• **SUPPLIED INFORMATION**:

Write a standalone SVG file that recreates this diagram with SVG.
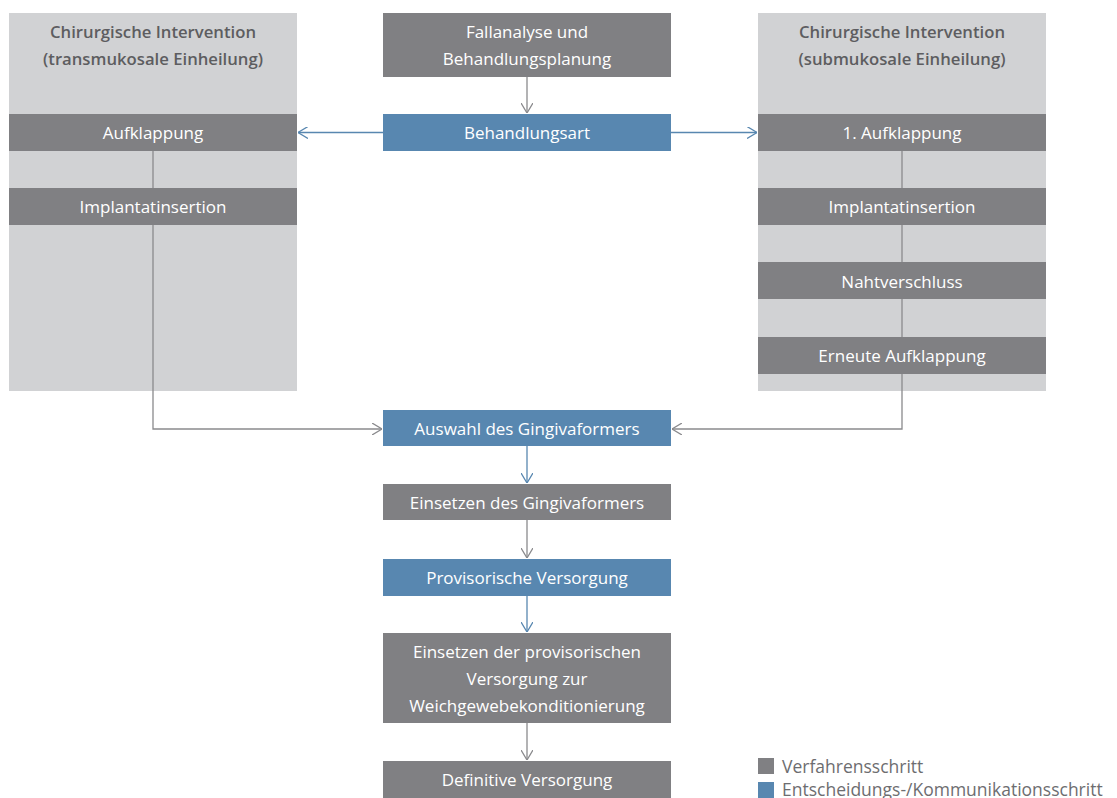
<svg xmlns="http://www.w3.org/2000/svg" width="1117" height="798" viewBox="0 0 1117 798">
<defs>
<style>
.panel{fill:#d1d2d4}
.g{fill:#808083}
.b{fill:#5887b0}
.t{font-family:"Open Sans","Noto Sans",sans-serif;font-size:17px;fill:#ffffff;text-anchor:middle}
.h{font-family:"Open Sans","Noto Sans",sans-serif;font-size:16.7px;font-weight:600;fill:#5d5d60;text-anchor:middle}
.lg{font-family:"Open Sans","Noto Sans",sans-serif;font-size:17.5px;fill:#6d6d70}
.cg{fill:none;stroke:#8a8a8d;stroke-width:1.3}
.cb{fill:none;stroke:#5887b0;stroke-width:1.3}
</style>
<marker id="ag" viewBox="0 0 10 12" refX="10" refY="6" markerWidth="10" markerHeight="12" markerUnits="userSpaceOnUse" orient="auto"><path d="M0,0 L10,6 L0,12" fill="none" stroke="#8a8a8d" stroke-width="1.3"/></marker>
<marker id="ab" viewBox="0 0 10 12" refX="10" refY="6" markerWidth="10" markerHeight="12" markerUnits="userSpaceOnUse" orient="auto"><path d="M0,0 L10,6 L0,12" fill="none" stroke="#5887b0" stroke-width="1.3"/></marker>
</defs>
<rect width="1117" height="798" fill="#ffffff"/>
<g id="panel-left">
<rect class="panel" x="9" y="13" width="288" height="378"/>
<text class="h" x="153" y="38">Chirurgische Intervention</text>
<text class="h" x="153" y="65">(transmukosale Einheilung)</text>
</g>
<g id="panel-right">
<rect class="panel" x="758" y="13" width="288" height="378"/>
<text class="h" x="902" y="38">Chirurgische Intervention</text>
<text class="h" x="902" y="65">(submukosale Einheilung)</text>
</g>
<g id="connectors">
<line class="cg" x1="527" y1="77" x2="527" y2="113" marker-end="url(#ag)"/>
<line class="cb" x1="383" y1="132.5" x2="298" y2="132.5" marker-end="url(#ab)"/>
<line class="cb" x1="671" y1="132.5" x2="757" y2="132.5" marker-end="url(#ab)"/>
<line class="cg" x1="153" y1="151" x2="153" y2="188"/>
<polyline class="cg" points="153,225 153,429 382,429" marker-end="url(#ag)"/>
<line class="cg" x1="902" y1="151" x2="902" y2="188"/>
<line class="cg" x1="902" y1="225" x2="902" y2="262"/>
<line class="cg" x1="902" y1="299" x2="902" y2="337"/>
<polyline class="cg" points="902,374 902,429 672,429" marker-end="url(#ag)"/>
<line class="cb" x1="527" y1="446" x2="527" y2="483" marker-end="url(#ab)"/>
<line class="cg" x1="527" y1="520" x2="527" y2="558" marker-end="url(#ag)"/>
<line class="cb" x1="527" y1="596" x2="527" y2="632" marker-end="url(#ab)"/>
<line class="cg" x1="527" y1="723" x2="527" y2="760" marker-end="url(#ag)"/>
</g>
<g id="fallanalyse">
<rect class="g" x="383" y="13" width="288" height="64"/>
<text class="t" x="527" y="38">Fallanalyse und</text>
<text class="t" x="527" y="65">Behandlungsplanung</text>
</g>
<g id="behandlungsart">
<rect class="b" x="383" y="114" width="288" height="37"/>
<text class="t" x="527" y="139">Behandlungsart</text>
</g>
<g id="l-aufklappung">
<rect class="g" x="9" y="114" width="288" height="37"/>
<text class="t" x="153" y="139">Aufklappung</text>
</g>
<g id="l-implantat">
<rect class="g" x="9" y="188" width="288" height="37"/>
<text class="t" x="153" y="213">Implantatinsertion</text>
</g>
<g id="r-aufklappung">
<rect class="g" x="758" y="114" width="288" height="37"/>
<text class="t" x="902" y="139">1. Aufklappung</text>
</g>
<g id="r-implantat">
<rect class="g" x="758" y="188" width="288" height="37"/>
<text class="t" x="902" y="213">Implantatinsertion</text>
</g>
<g id="r-naht">
<rect class="g" x="758" y="262" width="288" height="37"/>
<text class="t" x="902" y="288">Nahtverschluss</text>
</g>
<g id="r-erneut">
<rect class="g" x="758" y="337" width="288" height="37"/>
<text class="t" x="902" y="362">Erneute Aufklappung</text>
</g>
<g id="auswahl">
<rect class="b" x="383" y="410" width="288" height="36"/>
<text class="t" x="527" y="435">Auswahl des Gingivaformers</text>
</g>
<g id="einsetzen-gf">
<rect class="g" x="383" y="484" width="288" height="36"/>
<text class="t" x="527" y="509">Einsetzen des Gingivaformers</text>
</g>
<g id="provisorisch">
<rect class="b" x="383" y="559" width="288" height="37"/>
<text class="t" x="527" y="584">Provisorische Versorgung</text>
</g>
<g id="einsetzen-prov">
<rect class="g" x="383" y="633" width="288" height="90"/>
<text class="t" x="527" y="658">Einsetzen der provisorischen</text>
<text class="t" x="527" y="685">Versorgung zur</text>
<text class="t" x="527" y="712">Weichgewebekonditionierung</text>
</g>
<g id="definitiv">
<rect class="g" x="383" y="761" width="288" height="37"/>
<text class="t" x="527" y="786">Definitive Versorgung</text>
</g>
<g id="legend">
<rect class="g" x="758" y="758" width="16" height="16"/>
<text class="lg" x="782" y="773">Verfahrensschritt</text>
<rect class="b" x="758" y="782" width="16" height="16"/>
<text class="lg" x="782" y="796">Entscheidungs-/Kommunikationsschritt</text>
</g>
</svg>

• **WORK REQUIRED**: Ignore the images and quote every line of the listing exactly.

• **CORRECT OUTPUT**:
Write a standalone SVG file that recreates this diagram with SVG.
<svg xmlns="http://www.w3.org/2000/svg" width="1117" height="798" viewBox="0 0 1117 798">
<defs>
<style>
.panel{fill:#d1d2d4}
.g{fill:#808083}
.b{fill:#5887b0}
.t{font-family:"Open Sans","Noto Sans",sans-serif;font-size:17px;fill:#ffffff;text-anchor:middle}
.h{font-family:"Open Sans","Noto Sans",sans-serif;font-size:16.7px;font-weight:600;fill:#5d5d60;text-anchor:middle}
.lg{font-family:"Open Sans","Noto Sans",sans-serif;font-size:17.5px;fill:#6d6d70}
.cg{fill:none;stroke:#8a8a8d;stroke-width:1.3}
.cb{fill:none;stroke:#5887b0;stroke-width:1.3}
</style>
<marker id="ag" viewBox="0 0 10 12" refX="10" refY="6" markerWidth="10" markerHeight="12" markerUnits="userSpaceOnUse" orient="auto"><path d="M0,0 L10,6 L0,12" fill="none" stroke="#8a8a8d" stroke-width="1.3"/></marker>
<marker id="ab" viewBox="0 0 10 12" refX="10" refY="6" markerWidth="10" markerHeight="12" markerUnits="userSpaceOnUse" orient="auto"><path d="M0,0 L10,6 L0,12" fill="none" stroke="#5887b0" stroke-width="1.3"/></marker>
</defs>
<rect width="1117" height="798" fill="#ffffff"/>
<g id="panel-left">
<rect class="panel" x="9" y="13" width="288" height="378"/>
<text class="h" x="153" y="38">Chirurgische Intervention</text>
<text class="h" x="153" y="65">(transmukosale Einheilung)</text>
</g>
<g id="panel-right">
<rect class="panel" x="758" y="13" width="288" height="378"/>
<text class="h" x="902" y="38">Chirurgische Intervention</text>
<text class="h" x="902" y="65">(submukosale Einheilung)</text>
</g>
<g id="connectors">
<line class="cg" x1="527" y1="77" x2="527" y2="113" marker-end="url(#ag)"/>
<line class="cb" x1="383" y1="132.5" x2="298" y2="132.5" marker-end="url(#ab)"/>
<line class="cb" x1="671" y1="132.5" x2="757" y2="132.5" marker-end="url(#ab)"/>
<line class="cg" x1="153" y1="151" x2="153" y2="188"/>
<polyline class="cg" points="153,225 153,429 382,429" marker-end="url(#ag)"/>
<line class="cg" x1="902" y1="151" x2="902" y2="188"/>
<line class="cg" x1="902" y1="225" x2="902" y2="262"/>
<line class="cg" x1="902" y1="299" x2="902" y2="337"/>
<polyline class="cg" points="902,374 902,429 672,429" marker-end="url(#ag)"/>
<line class="cb" x1="527" y1="446" x2="527" y2="483" marker-end="url(#ab)"/>
<line class="cg" x1="527" y1="520" x2="527" y2="558" marker-end="url(#ag)"/>
<line class="cb" x1="527" y1="596" x2="527" y2="632" marker-end="url(#ab)"/>
<line class="cg" x1="527" y1="723" x2="527" y2="760" marker-end="url(#ag)"/>
</g>
<g id="fallanalyse">
<rect class="g" x="383" y="13" width="288" height="64"/>
<text class="t" x="527" y="38">Fallanalyse und</text>
<text class="t" x="527" y="65">Behandlungsplanung</text>
</g>
<g id="behandlungsart">
<rect class="b" x="383" y="114" width="288" height="37"/>
<text class="t" x="527" y="139">Behandlungsart</text>
</g>
<g id="l-aufklappung">
<rect class="g" x="9" y="114" width="288" height="37"/>
<text class="t" x="153" y="139">Aufklappung</text>
</g>
<g id="l-implantat">
<rect class="g" x="9" y="188" width="288" height="37"/>
<text class="t" x="153" y="213">Implantatinsertion</text>
</g>
<g id="r-aufklappung">
<rect class="g" x="758" y="114" width="288" height="37"/>
<text class="t" x="902" y="139">1. Aufklappung</text>
</g>
<g id="r-implantat">
<rect class="g" x="758" y="188" width="288" height="37"/>
<text class="t" x="902" y="213">Implantatinsertion</text>
</g>
<g id="r-naht">
<rect class="g" x="758" y="262" width="288" height="37"/>
<text class="t" x="902" y="288">Nahtverschluss</text>
</g>
<g id="r-erneut">
<rect class="g" x="758" y="337" width="288" height="37"/>
<text class="t" x="902" y="362">Erneute Aufklappung</text>
</g>
<g id="auswahl">
<rect class="b" x="383" y="410" width="288" height="36"/>
<text class="t" x="527" y="435">Auswahl des Gingivaformers</text>
</g>
<g id="einsetzen-gf">
<rect class="g" x="383" y="484" width="288" height="36"/>
<text class="t" x="527" y="509">Einsetzen des Gingivaformers</text>
</g>
<g id="provisorisch">
<rect class="b" x="383" y="559" width="288" height="37"/>
<text class="t" x="527" y="584">Provisorische Versorgung</text>
</g>
<g id="einsetzen-prov">
<rect class="g" x="383" y="633" width="288" height="90"/>
<text class="t" x="527" y="658">Einsetzen der provisorischen</text>
<text class="t" x="527" y="685">Versorgung zur</text>
<text class="t" x="527" y="712">Weichgewebekonditionierung</text>
</g>
<g id="definitiv">
<rect class="g" x="383" y="761" width="288" height="37"/>
<text class="t" x="527" y="786">Definitive Versorgung</text>
</g>
<g id="legend">
<rect class="g" x="758" y="758" width="16" height="16"/>
<text class="lg" x="782" y="773">Verfahrensschritt</text>
<rect class="b" x="758" y="782" width="16" height="16"/>
<text class="lg" x="782" y="796">Entscheidungs-/Kommunikationsschritt</text>
</g>
</svg>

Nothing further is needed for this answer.